**Provided data:**
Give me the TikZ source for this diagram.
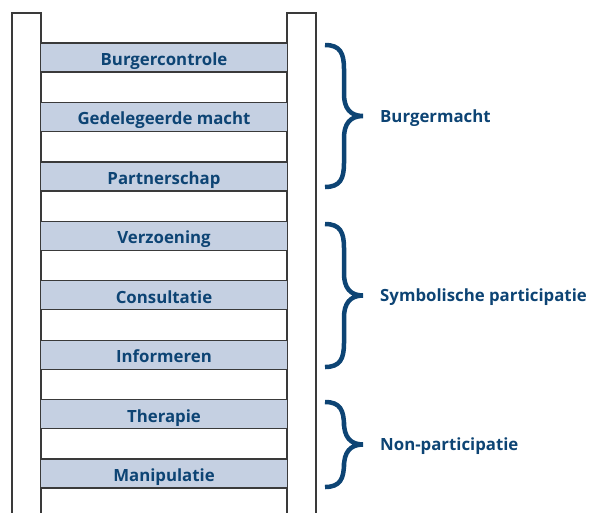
\documentclass[tikz,border=0pt]{standalone}
\usepackage{fontspec}
\setmainfont{Open Sans}
\definecolor{rungfill}{HTML}{C5D0E2}
\definecolor{txtblue}{HTML}{0D4474}
\definecolor{edge}{HTML}{3A3A3A}
\begin{document}
\begin{tikzpicture}[x=1pt,y=-1pt,
  rail/.style={draw=edge,line width=1.1pt,fill=white},
  rung/.style={draw=edge,line width=1.3pt,fill=rungfill},
  rungtxt/.style={text=txtblue,font=\fontsize{16.8}{18}\selectfont\bfseries,anchor=base,inner sep=0pt},
  grouptxt/.style={text=txtblue,font=\fontsize{16.8}{18}\selectfont\bfseries,anchor=base west,inner sep=0pt},
  bracepath/.style={draw=txtblue,line width=4.5pt,line cap=butt}]
\useasboundingbox (0,0) rectangle (593,512);
% rails
\draw[rail] (12,520) -- (12,13) -- (41,13) -- (41,520);
\draw[rail] (287,520) -- (287,13) -- (316,13) -- (316,520);
% rungs
\foreach \i/\t/\n in {0/Burgercontrole/r1,1/Gedelegeerde macht/r2,2/Partnerschap/r3,3/Verzoening/r4,4/Consultatie/r5,5/Informeren/r6,6/Therapie/r7,7/Manipulatie/r8}{
  \pgfmathsetmacro{\yt}{43+\i*59.43}
  \fill[rungfill] (41,\yt) rectangle (287,\yt+29);
  \draw[draw=edge,line width=1.3pt] (41,\yt) -- (287,\yt) (41,\yt+29) -- (287,\yt+29);
  \node[rungtxt] (\n) at (164,\yt+22.5) {\t};
}
% braces
\newcommand{\mybrace}[3]{% top, bottom, name
  \pgfmathsetmacro{\ym}{(#1+#2)/2}
  \draw[bracepath] (325,#1) .. controls (340,#1) and (344,#1+8) .. (344,#1+24)
    -- (344,\ym-22) .. controls (344,\ym-8) and (350,\ym) .. (363,\ym)
    .. controls (350,\ym) and (344,\ym+8) .. (344,\ym+22)
    -- (344,#2-24) .. controls (344,#2-8) and (340,#2) .. (325,#2);
  \coordinate (#3) at (380,\ym+6);
}
\mybrace{45}{187}{b1}
\mybrace{224}{367}{b2}
\mybrace{402}{487}{b3}
\node[grouptxt] (g1) at (b1) {Burgermacht};
\node[grouptxt] (g2) at (b2) {Symbolische participatie};
\node[grouptxt] (g3) at (b3) {Non-participatie};
\end{tikzpicture}
\end{document}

**Directions for this task:** Reproduce every line above as written, skipping pictures.

**Problem solution:**
Give me the TikZ source for this diagram.
\documentclass[tikz,border=0pt]{standalone}
\usepackage{fontspec}
\setmainfont{Open Sans}
\definecolor{rungfill}{HTML}{C5D0E2}
\definecolor{txtblue}{HTML}{0D4474}
\definecolor{edge}{HTML}{3A3A3A}
\begin{document}
\begin{tikzpicture}[x=1pt,y=-1pt,
  rail/.style={draw=edge,line width=1.1pt,fill=white},
  rung/.style={draw=edge,line width=1.3pt,fill=rungfill},
  rungtxt/.style={text=txtblue,font=\fontsize{16.8}{18}\selectfont\bfseries,anchor=base,inner sep=0pt},
  grouptxt/.style={text=txtblue,font=\fontsize{16.8}{18}\selectfont\bfseries,anchor=base west,inner sep=0pt},
  bracepath/.style={draw=txtblue,line width=4.5pt,line cap=butt}]
\useasboundingbox (0,0) rectangle (593,512);
% rails
\draw[rail] (12,520) -- (12,13) -- (41,13) -- (41,520);
\draw[rail] (287,520) -- (287,13) -- (316,13) -- (316,520);
% rungs
\foreach \i/\t/\n in {0/Burgercontrole/r1,1/Gedelegeerde macht/r2,2/Partnerschap/r3,3/Verzoening/r4,4/Consultatie/r5,5/Informeren/r6,6/Therapie/r7,7/Manipulatie/r8}{
  \pgfmathsetmacro{\yt}{43+\i*59.43}
  \fill[rungfill] (41,\yt) rectangle (287,\yt+29);
  \draw[draw=edge,line width=1.3pt] (41,\yt) -- (287,\yt) (41,\yt+29) -- (287,\yt+29);
  \node[rungtxt] (\n) at (164,\yt+22.5) {\t};
}
% braces
\newcommand{\mybrace}[3]{% top, bottom, name
  \pgfmathsetmacro{\ym}{(#1+#2)/2}
  \draw[bracepath] (325,#1) .. controls (340,#1) and (344,#1+8) .. (344,#1+24)
    -- (344,\ym-22) .. controls (344,\ym-8) and (350,\ym) .. (363,\ym)
    .. controls (350,\ym) and (344,\ym+8) .. (344,\ym+22)
    -- (344,#2-24) .. controls (344,#2-8) and (340,#2) .. (325,#2);
  \coordinate (#3) at (380,\ym+6);
}
\mybrace{45}{187}{b1}
\mybrace{224}{367}{b2}
\mybrace{402}{487}{b3}
\node[grouptxt] (g1) at (b1) {Burgermacht};
\node[grouptxt] (g2) at (b2) {Symbolische participatie};
\node[grouptxt] (g3) at (b3) {Non-participatie};
\end{tikzpicture}
\end{document}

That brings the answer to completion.